- _EXTRACTED ENTRIES_
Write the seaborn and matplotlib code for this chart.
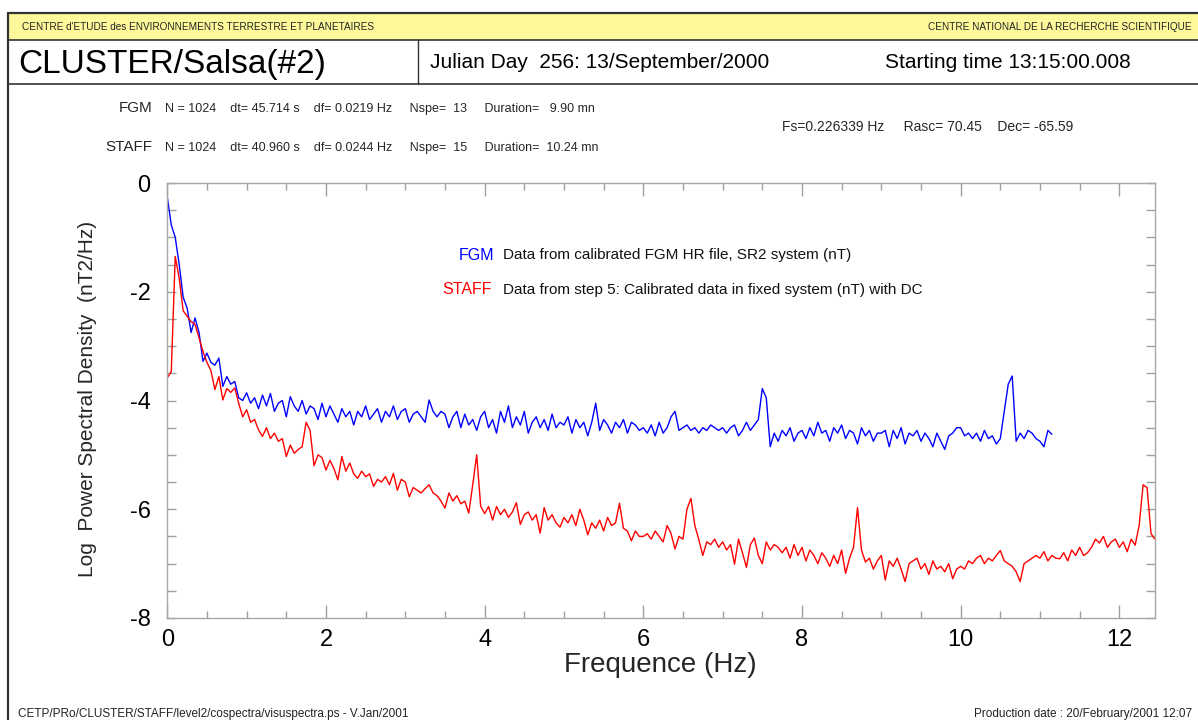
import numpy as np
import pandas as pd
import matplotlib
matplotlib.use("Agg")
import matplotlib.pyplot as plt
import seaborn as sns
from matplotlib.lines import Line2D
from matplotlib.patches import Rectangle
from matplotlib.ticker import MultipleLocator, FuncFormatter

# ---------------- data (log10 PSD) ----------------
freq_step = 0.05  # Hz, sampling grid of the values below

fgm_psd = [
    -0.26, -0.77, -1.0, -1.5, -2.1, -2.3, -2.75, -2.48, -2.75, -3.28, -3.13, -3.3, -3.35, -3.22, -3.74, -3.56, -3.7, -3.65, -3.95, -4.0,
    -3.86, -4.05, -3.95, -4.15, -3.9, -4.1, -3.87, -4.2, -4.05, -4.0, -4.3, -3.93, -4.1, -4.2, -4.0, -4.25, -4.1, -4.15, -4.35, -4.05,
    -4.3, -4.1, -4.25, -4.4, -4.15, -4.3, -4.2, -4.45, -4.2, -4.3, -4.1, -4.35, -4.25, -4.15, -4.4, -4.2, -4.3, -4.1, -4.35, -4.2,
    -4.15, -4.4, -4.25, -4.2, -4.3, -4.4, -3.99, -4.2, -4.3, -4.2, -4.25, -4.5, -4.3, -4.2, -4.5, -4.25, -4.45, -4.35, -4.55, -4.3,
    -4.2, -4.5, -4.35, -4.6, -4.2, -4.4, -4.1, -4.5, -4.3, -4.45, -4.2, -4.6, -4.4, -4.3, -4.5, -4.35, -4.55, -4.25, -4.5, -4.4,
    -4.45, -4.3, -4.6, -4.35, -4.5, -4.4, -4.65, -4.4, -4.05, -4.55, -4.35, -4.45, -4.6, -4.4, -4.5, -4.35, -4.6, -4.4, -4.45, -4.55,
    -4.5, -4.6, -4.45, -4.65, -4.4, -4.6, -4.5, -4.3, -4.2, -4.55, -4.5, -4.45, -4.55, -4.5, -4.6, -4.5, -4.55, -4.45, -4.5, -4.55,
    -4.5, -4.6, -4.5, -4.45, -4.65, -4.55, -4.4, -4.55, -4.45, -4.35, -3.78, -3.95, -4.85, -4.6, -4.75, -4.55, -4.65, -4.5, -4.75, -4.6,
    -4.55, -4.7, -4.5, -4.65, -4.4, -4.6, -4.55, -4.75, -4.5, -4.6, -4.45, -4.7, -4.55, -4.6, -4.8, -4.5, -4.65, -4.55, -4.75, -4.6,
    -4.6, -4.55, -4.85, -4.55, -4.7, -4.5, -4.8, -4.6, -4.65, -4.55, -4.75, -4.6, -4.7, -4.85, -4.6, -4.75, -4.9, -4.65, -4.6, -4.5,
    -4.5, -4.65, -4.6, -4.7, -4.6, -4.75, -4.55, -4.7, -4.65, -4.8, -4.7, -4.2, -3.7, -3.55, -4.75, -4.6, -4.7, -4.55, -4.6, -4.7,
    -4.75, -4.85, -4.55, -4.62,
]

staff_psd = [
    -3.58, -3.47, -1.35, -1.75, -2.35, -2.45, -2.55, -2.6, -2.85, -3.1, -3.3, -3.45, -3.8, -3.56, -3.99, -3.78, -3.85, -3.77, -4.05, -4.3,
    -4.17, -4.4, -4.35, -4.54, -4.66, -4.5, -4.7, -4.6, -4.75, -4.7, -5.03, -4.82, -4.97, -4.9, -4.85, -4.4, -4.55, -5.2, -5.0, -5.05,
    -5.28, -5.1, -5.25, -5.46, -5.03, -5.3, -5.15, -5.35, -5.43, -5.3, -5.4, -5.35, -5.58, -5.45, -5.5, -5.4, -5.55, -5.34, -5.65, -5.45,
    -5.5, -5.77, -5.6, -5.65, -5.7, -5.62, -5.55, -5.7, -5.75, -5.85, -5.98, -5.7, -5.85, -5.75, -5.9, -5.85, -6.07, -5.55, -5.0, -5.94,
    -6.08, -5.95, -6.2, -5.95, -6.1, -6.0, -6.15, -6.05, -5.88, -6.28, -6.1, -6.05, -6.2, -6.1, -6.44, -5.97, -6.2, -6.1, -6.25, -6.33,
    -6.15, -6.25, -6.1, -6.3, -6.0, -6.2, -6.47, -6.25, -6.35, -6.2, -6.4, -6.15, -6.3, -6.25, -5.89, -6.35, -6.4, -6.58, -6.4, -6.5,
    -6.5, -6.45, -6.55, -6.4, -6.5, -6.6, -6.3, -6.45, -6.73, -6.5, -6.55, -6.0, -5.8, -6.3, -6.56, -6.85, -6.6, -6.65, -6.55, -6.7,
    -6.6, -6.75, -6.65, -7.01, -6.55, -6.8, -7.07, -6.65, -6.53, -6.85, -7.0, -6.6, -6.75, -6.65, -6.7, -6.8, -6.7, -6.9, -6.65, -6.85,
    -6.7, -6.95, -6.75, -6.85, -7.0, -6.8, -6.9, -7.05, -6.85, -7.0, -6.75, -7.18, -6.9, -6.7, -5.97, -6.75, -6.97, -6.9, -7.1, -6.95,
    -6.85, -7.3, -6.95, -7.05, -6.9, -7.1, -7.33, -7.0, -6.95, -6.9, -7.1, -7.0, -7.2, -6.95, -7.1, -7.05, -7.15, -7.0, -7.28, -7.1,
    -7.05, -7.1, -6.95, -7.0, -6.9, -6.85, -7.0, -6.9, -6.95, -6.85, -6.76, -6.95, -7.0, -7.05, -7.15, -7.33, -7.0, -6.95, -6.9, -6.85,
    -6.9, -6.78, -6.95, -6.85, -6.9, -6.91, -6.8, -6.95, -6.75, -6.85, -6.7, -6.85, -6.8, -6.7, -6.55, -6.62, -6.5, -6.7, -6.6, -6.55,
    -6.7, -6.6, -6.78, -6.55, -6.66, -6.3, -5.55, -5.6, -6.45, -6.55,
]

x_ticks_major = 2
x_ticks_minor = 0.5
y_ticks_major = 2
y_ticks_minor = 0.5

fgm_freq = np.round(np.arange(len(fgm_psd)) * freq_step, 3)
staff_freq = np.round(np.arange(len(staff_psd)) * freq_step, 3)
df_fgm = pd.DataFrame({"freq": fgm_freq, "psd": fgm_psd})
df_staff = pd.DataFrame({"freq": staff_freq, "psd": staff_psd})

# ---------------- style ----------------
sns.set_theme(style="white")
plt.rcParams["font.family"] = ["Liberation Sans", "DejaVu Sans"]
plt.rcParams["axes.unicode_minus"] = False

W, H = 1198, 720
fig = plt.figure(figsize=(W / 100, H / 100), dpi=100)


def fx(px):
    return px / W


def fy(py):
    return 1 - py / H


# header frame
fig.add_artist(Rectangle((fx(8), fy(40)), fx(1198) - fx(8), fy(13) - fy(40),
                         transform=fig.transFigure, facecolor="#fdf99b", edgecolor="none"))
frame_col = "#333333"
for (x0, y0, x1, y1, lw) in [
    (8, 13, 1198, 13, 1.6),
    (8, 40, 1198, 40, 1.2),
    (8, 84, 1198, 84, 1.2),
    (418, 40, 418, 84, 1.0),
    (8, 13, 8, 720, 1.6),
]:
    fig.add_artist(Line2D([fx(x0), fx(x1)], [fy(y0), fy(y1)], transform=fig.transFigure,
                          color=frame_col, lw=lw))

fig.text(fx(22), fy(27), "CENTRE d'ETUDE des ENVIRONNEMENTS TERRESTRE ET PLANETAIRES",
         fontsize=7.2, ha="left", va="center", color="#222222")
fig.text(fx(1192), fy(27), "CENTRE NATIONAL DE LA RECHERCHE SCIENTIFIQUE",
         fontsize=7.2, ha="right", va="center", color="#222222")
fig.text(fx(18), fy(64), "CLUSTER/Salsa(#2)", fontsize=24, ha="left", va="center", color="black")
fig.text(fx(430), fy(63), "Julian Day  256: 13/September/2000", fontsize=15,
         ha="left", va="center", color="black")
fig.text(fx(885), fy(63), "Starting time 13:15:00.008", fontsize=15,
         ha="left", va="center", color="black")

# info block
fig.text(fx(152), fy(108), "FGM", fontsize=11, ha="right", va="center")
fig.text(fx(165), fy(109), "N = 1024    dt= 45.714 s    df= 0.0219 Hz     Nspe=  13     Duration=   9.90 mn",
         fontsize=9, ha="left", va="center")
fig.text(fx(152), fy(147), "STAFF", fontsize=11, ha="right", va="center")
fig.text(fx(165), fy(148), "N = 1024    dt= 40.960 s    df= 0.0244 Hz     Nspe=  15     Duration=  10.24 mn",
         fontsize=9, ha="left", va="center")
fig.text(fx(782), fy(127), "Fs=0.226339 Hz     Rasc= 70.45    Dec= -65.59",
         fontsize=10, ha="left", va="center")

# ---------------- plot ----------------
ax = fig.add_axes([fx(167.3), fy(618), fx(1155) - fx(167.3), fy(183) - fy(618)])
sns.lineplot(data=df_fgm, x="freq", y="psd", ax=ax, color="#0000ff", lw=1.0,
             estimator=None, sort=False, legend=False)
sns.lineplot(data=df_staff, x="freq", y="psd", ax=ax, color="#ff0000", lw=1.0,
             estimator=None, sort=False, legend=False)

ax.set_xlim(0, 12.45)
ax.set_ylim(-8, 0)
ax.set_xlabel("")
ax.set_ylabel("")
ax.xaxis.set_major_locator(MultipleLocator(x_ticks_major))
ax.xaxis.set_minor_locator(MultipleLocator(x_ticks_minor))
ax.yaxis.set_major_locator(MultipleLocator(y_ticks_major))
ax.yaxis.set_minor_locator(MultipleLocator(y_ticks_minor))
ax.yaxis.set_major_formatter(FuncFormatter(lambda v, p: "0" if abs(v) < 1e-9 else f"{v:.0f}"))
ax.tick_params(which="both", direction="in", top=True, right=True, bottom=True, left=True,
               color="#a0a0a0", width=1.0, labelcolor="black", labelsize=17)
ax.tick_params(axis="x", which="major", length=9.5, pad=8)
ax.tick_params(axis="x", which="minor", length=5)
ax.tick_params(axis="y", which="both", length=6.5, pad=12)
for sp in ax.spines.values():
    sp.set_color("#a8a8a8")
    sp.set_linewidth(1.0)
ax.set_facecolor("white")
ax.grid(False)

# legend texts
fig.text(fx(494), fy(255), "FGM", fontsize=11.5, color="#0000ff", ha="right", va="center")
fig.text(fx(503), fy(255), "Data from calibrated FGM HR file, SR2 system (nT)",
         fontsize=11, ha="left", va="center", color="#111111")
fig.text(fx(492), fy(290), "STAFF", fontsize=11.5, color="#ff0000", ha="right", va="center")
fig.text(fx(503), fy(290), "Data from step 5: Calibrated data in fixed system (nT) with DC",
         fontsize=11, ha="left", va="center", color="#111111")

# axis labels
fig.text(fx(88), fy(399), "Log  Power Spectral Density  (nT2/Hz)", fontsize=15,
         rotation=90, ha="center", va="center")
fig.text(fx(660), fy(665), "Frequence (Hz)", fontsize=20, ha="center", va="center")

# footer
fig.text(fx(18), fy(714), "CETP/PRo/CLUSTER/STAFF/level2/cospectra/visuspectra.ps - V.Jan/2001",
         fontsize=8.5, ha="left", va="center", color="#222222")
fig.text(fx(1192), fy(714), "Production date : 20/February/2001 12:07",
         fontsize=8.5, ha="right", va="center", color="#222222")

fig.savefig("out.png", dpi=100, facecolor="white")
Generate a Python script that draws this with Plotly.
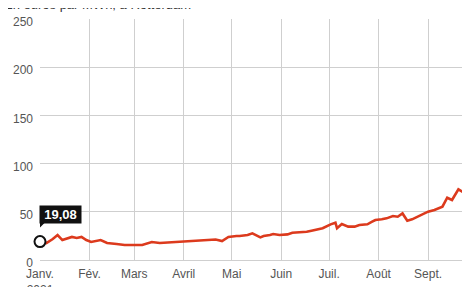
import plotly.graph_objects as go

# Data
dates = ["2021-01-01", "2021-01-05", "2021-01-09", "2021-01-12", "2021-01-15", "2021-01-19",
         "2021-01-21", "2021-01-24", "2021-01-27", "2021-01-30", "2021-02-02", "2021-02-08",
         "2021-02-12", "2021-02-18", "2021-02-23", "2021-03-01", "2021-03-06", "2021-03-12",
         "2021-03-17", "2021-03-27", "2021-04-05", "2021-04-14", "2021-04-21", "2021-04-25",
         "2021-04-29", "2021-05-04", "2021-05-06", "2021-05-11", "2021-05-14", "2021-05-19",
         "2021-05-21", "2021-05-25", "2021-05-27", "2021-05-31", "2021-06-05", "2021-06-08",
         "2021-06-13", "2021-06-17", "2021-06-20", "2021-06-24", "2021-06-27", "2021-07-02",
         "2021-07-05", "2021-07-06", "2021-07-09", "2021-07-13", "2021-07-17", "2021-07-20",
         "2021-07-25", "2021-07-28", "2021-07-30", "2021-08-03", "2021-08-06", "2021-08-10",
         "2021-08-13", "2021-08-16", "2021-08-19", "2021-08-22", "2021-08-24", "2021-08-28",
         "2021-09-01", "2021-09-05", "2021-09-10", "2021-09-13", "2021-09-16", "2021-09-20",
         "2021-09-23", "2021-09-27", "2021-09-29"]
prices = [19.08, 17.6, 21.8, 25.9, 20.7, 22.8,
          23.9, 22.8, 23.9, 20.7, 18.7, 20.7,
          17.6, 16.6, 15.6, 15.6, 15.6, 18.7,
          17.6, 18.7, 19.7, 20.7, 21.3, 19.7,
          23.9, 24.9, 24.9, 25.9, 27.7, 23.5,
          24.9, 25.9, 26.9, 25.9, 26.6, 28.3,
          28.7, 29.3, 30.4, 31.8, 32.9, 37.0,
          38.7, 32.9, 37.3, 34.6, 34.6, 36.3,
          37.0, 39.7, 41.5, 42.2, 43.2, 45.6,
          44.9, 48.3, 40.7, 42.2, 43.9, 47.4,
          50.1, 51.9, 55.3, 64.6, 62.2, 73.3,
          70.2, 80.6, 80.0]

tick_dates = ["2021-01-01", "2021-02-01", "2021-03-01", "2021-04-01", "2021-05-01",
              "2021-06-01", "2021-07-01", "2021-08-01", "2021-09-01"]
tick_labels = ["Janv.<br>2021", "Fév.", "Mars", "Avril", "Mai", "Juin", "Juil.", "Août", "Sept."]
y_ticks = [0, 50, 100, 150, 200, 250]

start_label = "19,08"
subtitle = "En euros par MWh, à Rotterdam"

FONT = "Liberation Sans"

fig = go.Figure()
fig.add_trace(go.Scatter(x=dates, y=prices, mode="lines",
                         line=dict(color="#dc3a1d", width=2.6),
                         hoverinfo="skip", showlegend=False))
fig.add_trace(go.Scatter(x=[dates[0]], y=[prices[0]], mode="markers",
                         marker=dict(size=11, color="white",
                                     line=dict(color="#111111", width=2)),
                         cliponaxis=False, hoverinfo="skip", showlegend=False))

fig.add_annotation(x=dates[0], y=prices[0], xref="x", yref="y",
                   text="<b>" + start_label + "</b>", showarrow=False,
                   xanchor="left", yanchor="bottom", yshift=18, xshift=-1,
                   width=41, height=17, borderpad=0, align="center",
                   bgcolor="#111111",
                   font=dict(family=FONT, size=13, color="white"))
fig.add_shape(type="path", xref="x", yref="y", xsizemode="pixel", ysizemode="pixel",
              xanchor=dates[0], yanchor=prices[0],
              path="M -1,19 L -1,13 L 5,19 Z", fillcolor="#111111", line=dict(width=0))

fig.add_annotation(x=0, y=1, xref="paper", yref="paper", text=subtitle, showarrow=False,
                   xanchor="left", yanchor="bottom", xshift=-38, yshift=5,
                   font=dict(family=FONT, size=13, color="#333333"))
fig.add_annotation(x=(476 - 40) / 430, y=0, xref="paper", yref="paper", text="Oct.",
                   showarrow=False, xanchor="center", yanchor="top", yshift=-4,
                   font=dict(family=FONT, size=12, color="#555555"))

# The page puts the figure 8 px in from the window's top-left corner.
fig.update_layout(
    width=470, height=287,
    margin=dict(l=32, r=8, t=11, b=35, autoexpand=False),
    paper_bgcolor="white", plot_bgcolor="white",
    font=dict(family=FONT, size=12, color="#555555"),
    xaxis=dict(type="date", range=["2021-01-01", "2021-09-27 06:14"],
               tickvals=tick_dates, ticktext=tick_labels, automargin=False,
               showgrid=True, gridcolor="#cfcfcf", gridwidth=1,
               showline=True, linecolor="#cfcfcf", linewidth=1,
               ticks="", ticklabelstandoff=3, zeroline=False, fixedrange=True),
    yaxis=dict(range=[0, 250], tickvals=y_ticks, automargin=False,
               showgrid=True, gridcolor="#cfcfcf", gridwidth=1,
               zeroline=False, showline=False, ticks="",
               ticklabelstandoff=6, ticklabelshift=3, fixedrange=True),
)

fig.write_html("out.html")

- _DO THIS_
Write out nothing but the lines from the start of the data through the line with "from matplotlib.ticker import". Leave out the pictures.

- _WRITTEN REPLY_
Write the seaborn and matplotlib code for this chart.
import numpy as np
import pandas as pd
import matplotlib
matplotlib.use("Agg")
import matplotlib.pyplot as plt
import seaborn as sns
from matplotlib.lines import Line2D
from matplotlib.patches import Rectangle
from matplotlib.ticker import MultipleLocator, FuncFormatter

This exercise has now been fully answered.